Don't tell anyone, but sometimes, when I'm at the gym, I sneak a glance at the treadmill next to mine to see how many miles that other person is running. I love it when the StairMaster tells me I've climbed as high as the Taj Mahal. But nothing feels better than when the machine orders me to punch in my initials because I've burned more calories than anyone else that week (except for a person called LHM).
What makes us so attuned to physical competition — even against rivals we never meet? What makes us get emotionally invested in games we aren't a part of? Why do we fret about the fates of athletes we don't know?
Evidence suggests that our brains may be hard-wired for physical competitions because they tell us something about our place in the social pecking order.

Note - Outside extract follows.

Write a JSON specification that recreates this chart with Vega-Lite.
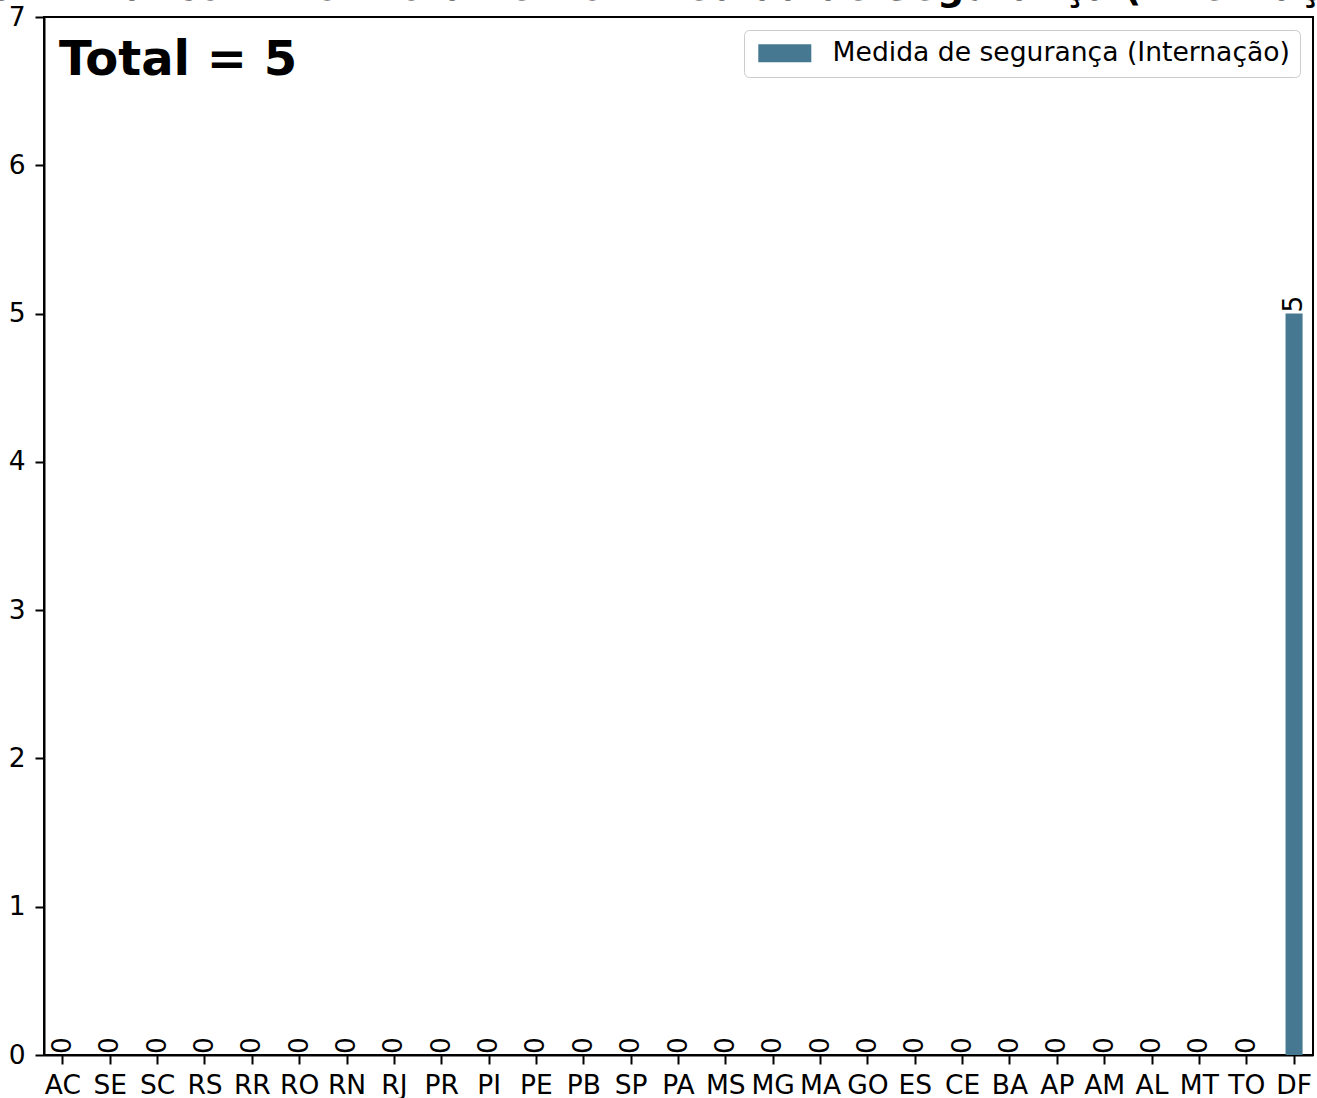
{
  "$schema": "https://vega.github.io/schema/vega-lite/v6.json",
  "width": 1269,
  "height": 1038,
  "autosize": {"type": "none"},
  "padding": {"left": 44, "top": 17, "right": 4, "bottom": 43},
  "background": "white",
  "config": {
    "font": "DejaVu Sans",
    "view": {"stroke": "black", "strokeWidth": 2},
    "axis": {"grid": false, "domainColor": "black", "domainWidth": 2, "tickColor": "black", "tickWidth": 2, "tickSize": 9, "labelFontSize": 26.5, "labelColor": "black", "labelFont": "DejaVu Sans", "title": null}
  },
  "title": {
    "text": "Criminal com Monitoramento - Medida de Segurança (Internação)",
    "font": "DejaVu Sans",
    "fontSize": 38,
    "fontWeight": "bold",
    "color": "black",
    "anchor": "middle",
    "frame": "group",
    "baseline": "alphabetic",
    "offset": -34,
    "dx": 8
  },
  "datasets": {
    "uf": [
      {"uf": "AC", "valor": 0, "serie": "Medida de segurança (Internação)"},
      {"uf": "SE", "valor": 0, "serie": "Medida de segurança (Internação)"},
      {"uf": "SC", "valor": 0, "serie": "Medida de segurança (Internação)"},
      {"uf": "RS", "valor": 0, "serie": "Medida de segurança (Internação)"},
      {"uf": "RR", "valor": 0, "serie": "Medida de segurança (Internação)"},
      {"uf": "RO", "valor": 0, "serie": "Medida de segurança (Internação)"},
      {"uf": "RN", "valor": 0, "serie": "Medida de segurança (Internação)"},
      {"uf": "RJ", "valor": 0, "serie": "Medida de segurança (Internação)"},
      {"uf": "PR", "valor": 0, "serie": "Medida de segurança (Internação)"},
      {"uf": "PI", "valor": 0, "serie": "Medida de segurança (Internação)"},
      {"uf": "PE", "valor": 0, "serie": "Medida de segurança (Internação)"},
      {"uf": "PB", "valor": 0, "serie": "Medida de segurança (Internação)"},
      {"uf": "SP", "valor": 0, "serie": "Medida de segurança (Internação)"},
      {"uf": "PA", "valor": 0, "serie": "Medida de segurança (Internação)"},
      {"uf": "MS", "valor": 0, "serie": "Medida de segurança (Internação)"},
      {"uf": "MG", "valor": 0, "serie": "Medida de segurança (Internação)"},
      {"uf": "MA", "valor": 0, "serie": "Medida de segurança (Internação)"},
      {"uf": "GO", "valor": 0, "serie": "Medida de segurança (Internação)"},
      {"uf": "ES", "valor": 0, "serie": "Medida de segurança (Internação)"},
      {"uf": "CE", "valor": 0, "serie": "Medida de segurança (Internação)"},
      {"uf": "BA", "valor": 0, "serie": "Medida de segurança (Internação)"},
      {"uf": "AP", "valor": 0, "serie": "Medida de segurança (Internação)"},
      {"uf": "AM", "valor": 0, "serie": "Medida de segurança (Internação)"},
      {"uf": "AL", "valor": 0, "serie": "Medida de segurança (Internação)"},
      {"uf": "MT", "valor": 0, "serie": "Medida de segurança (Internação)"},
      {"uf": "TO", "valor": 0, "serie": "Medida de segurança (Internação)"},
      {"uf": "DF", "valor": 5, "serie": "Medida de segurança (Internação)"}
    ],
    "total": [{"texto": "Total = 5"}]
  },
  "layer": [
    {
      "data": {"name": "uf"},
      "mark": {"type": "bar"},
      "encoding": {
        "x": {"field": "uf", "type": "nominal", "sort": null,
              "scale": {"paddingInner": 0.64, "paddingOuter": 0.22},
              "axis": {"labelAngle": 0, "labelPadding": 8}},
        "y": {"field": "valor", "type": "quantitative",
              "scale": {"domain": [0, 7], "nice": false},
              "axis": {"values": [0, 1, 2, 3, 4, 5, 6, 7], "format": "d", "labelPadding": 10}},
        "color": {"field": "serie", "type": "nominal",
                  "scale": {"range": ["#467891"]},
                  "legend": {"orient": "top-right", "offset": 13, "title": null,
                             "labelFontSize": 26.6, "labelFont": "DejaVu Sans", "labelColor": "black",
                             "labelLimit": 0,
                             "symbolType": "M-1,-1H4.89V1H-1Z", "symbolSize": 324,
                             "symbolStrokeWidth": 0, "symbolOpacity": 1,
                             "labelOffset": 52, "padding": 10,
                             "strokeColor": "#cccccc", "fillColor": "white",
                             "cornerRadius": 5}}
      }
    },
    {
      "data": {"name": "uf"},
      "mark": {"type": "text", "angle": 270, "align": "left", "baseline": "middle", "dx": 1, "fontSize": 26.5, "color": "black"},
      "encoding": {
        "x": {"field": "uf", "type": "nominal", "sort": null},
        "y": {"field": "valor", "type": "quantitative"},
        "text": {"field": "valor", "type": "quantitative"}
      }
    },
    {
      "data": {"name": "total"},
      "mark": {"type": "text", "align": "left", "baseline": "alphabetic", "dx": -4, "fontSize": 48, "fontWeight": "bold", "color": "black"},
      "encoding": {
        "x": {"datum": "AC"},
        "y": {"datum": 6.61},
        "text": {"field": "texto"}
      }
    }
  ]
}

A recent study suggests that winners of athletic contests feel more than pride at winning. They feel dominant over those they bested. Researchers at San Francisco State University used high-speed photography to examine the immediate reactions of competitors in Olympic medal matches in judo. In the milliseconds after victors realized they had won, they pumped their fists and puffed out their chests, postures associated with dominance. Losers tended to slouch and cover their faces — gestures related to submission and shame.
"People from all around the world did essentially the same configurations," said David Matsumoto, a psychology professor who co-authored the study with Hyisung Hwang. "When you find people from many different cultures doing the same things, you start to think there is something fundamentally human about it."
Stranger still, they found that victors from cultures where social status matters most — such as Eastern Europe or East Asia — made bigger displays of dominance than those from egalitarian societies. It shows that, on some level, winning in sports is about establishing oneself at the top of a social hierarchy. Victory gestures are an unconscious way to let everyone else know you're the boss.
The role of sport may even go beyond humanity. Male chimpanzees charge one another, shake their fists, and yell during contests over who holds the highest rank. These displays of physical prowess rarely involve actual violence. The show of superior power — that one chimp could kill a rival if he wanted to — is enough.
If sports are a nonviolent way to determine the social pecking order, then it explains why nations invest so much in the Olympic Games.